A college student (hi, Meredith!) emailed me a few days ago to ask me about the “effective aspects” of a children’s book. All good, except I had no idea what she was talking about. So, she clarified that she was wanting to know what a good children’s book was. This is from my answer:
What makes a good children’s book depends on the particular book in question.
A story picture book should have all the elements of story, engaging writing, a hero who grows and changes, and the best fit art for the protagonist and tale.
A concept book should convey the concept (be it, say, alphabet, numbers, colors) in a clear and engaging manner, one that will engage young minds.
If rhyme is used, it should be flawless and sophisticated.
Humorous books should be funny. Adventure books suspenseful and exciting. Mysteries intriguing. Fantasies imaginative. Gothics scary.
A children’s novel must do all that an adult novel does, but the hero and sensibility is that of a younger person. They are generally a bit leaner, though, less self-indulgent on the part of the author. The audience tends to have a shorter attention span.
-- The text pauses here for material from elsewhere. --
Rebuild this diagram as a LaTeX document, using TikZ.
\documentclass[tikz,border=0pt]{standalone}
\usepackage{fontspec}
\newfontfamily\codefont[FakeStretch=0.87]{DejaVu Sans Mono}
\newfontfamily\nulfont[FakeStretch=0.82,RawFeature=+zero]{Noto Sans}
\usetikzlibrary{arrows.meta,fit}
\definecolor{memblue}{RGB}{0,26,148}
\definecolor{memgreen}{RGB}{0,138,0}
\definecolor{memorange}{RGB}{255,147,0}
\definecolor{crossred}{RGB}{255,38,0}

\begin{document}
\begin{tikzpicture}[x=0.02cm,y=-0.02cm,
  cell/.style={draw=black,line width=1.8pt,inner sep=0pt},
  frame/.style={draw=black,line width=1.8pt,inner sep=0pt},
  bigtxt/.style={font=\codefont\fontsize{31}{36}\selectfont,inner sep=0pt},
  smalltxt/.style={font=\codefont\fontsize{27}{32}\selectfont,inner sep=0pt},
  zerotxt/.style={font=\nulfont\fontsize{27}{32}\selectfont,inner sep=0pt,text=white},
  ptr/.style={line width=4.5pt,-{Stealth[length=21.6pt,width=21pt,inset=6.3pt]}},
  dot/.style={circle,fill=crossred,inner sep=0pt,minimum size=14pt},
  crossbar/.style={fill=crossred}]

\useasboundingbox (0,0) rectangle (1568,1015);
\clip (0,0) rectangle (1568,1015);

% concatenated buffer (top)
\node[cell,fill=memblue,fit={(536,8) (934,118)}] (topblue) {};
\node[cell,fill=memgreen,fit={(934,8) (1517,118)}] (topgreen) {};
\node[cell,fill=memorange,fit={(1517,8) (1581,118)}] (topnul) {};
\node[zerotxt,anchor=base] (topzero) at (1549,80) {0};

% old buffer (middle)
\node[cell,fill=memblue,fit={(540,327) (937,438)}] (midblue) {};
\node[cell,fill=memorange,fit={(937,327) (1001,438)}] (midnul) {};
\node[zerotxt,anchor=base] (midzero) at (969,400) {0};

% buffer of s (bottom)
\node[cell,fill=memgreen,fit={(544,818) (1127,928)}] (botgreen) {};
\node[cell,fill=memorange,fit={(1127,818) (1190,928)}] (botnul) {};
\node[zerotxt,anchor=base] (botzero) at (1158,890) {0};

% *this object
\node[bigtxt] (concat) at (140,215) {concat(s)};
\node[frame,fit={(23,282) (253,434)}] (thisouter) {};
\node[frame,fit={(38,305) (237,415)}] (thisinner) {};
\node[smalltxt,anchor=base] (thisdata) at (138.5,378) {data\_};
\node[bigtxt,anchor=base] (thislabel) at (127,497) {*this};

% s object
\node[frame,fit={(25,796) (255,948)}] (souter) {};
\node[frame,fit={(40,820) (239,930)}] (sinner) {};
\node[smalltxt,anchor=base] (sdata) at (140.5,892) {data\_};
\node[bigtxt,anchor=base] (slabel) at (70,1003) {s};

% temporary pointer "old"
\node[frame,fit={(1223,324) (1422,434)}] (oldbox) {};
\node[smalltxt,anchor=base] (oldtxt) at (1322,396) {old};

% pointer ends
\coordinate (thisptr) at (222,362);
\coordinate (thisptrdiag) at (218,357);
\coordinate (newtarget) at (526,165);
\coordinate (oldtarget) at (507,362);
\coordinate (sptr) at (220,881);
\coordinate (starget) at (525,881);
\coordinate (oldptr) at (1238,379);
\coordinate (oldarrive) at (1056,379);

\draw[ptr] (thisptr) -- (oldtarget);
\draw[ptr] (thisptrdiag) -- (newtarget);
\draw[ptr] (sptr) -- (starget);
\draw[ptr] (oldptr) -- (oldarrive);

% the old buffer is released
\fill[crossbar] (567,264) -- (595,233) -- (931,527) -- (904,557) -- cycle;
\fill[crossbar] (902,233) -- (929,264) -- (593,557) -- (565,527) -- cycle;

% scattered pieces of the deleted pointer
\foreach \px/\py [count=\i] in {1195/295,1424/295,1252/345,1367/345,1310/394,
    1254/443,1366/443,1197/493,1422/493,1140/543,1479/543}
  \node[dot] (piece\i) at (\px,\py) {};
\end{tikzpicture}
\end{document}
No kid reads a book because of what the New York Times has to say. To them, it must sing.
Basically, a good book should be the best book it can be, in whatever manifestation fits best for its unique nature. The same could be said of what makes a good person–one that lives up to its fullest potential and exceeds expectations.
As an aside, for the most part, literary children’s books are written with a higher vocabulary than adult books, and for the most part, this is appropriate. What matters is the best word for the purpose, not its reader level.
But if the book is designed specifically for emerging or reluctant readers, the author will take that into account. Likewise, if the book is part of an easy reader line, the author’s challenges include crafting a story that is so engaging we fail to notice the limits placed on the prose. It must transcend its form while staying within it.